|Lebanon; Ottoman Empire; Syria;|
|At the Paris Peace Conference in 1919, the Beiruti playwright and political activist Chekri Ganem pleaded to the leaders of the Great Powers that the inhabitants of Bilad ash-Sham were “Syrians not Arabs,” noting that their “race is as distinct as it could possibly be in this theatre of invasions.” A nationalist graduate of the French Lazarist Collège Saint-Joseph of Antoura, Ganem shared the challenge of both his mostly Syro-Lebanese Christian classmates and their French missionary teachers of attempting to unite the Phoenician coast, Lebanese mountain, and Syrian interior, while living under Ottoman rule.
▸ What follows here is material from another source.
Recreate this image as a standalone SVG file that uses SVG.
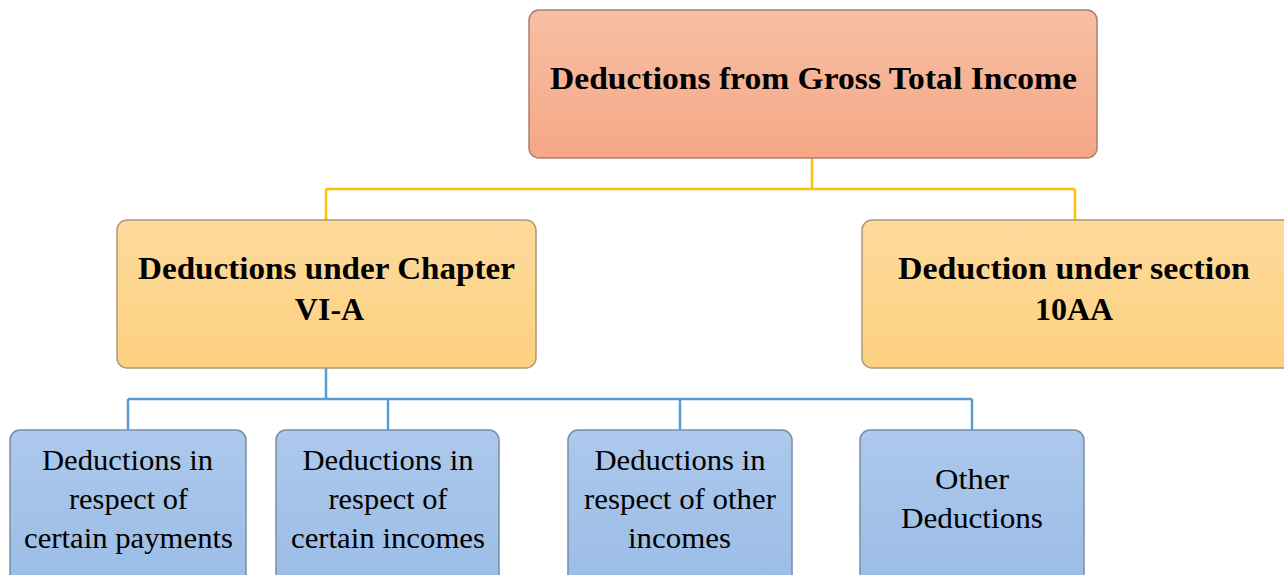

Reconciling their European racial and national education with the Arab-Muslim majority of their homeland would prove an enduring challenge.|
The Jesuit and Lazarist missionary curriculum in Ottoman Lebanon drew upon both classic theology and early Orientalists like Ernest Renan, who the Lazarists hosted on his Mission de Phénicie. French, Belgian, and occasionally Italian missionary teachers and their students collaboratively created an archaeological and philological record to support national identity and ideology, elevating pre-Islamic Phoenician, Biblical, and Greco-Roman elements. With a pedagogical focus on classical history and the establishment of the Bibliothèque Orientale at l’Université Saint-Joseph, the French missionary institutions in Ottoman Beirut and its hinterlands academically legitimized Syro-Lebanese national aspirations throughout their curriculum. The European national ideal was accompanied by its contemporary racial science and hierarchy, fostering non-Arab racial origins for the non-Muslim population of the region.
In spite of their sometimes divergent political allegiances after the during the First World War and after the fall of the Ottoman Empire, I argue the students and graduates of the Jesuit Université Saint-Joseph in Beirut and Lazarist Collège Saint-Joseph in Antoura shared a hybridized understanding of nation and race in their analysis and imagining of their homeland. Lebanese, Syrian, and Arab nationalist graduates including Ganem, Michel Chiha, Charles Corm, and Khaïrallah Khaïrallah followed similar curricula of theology, the classics, and racial science. In school and after graduation, they composed both history, poetry, and policy in service of their nations, inscribing their causes onto Biblical, classical and crusader themes.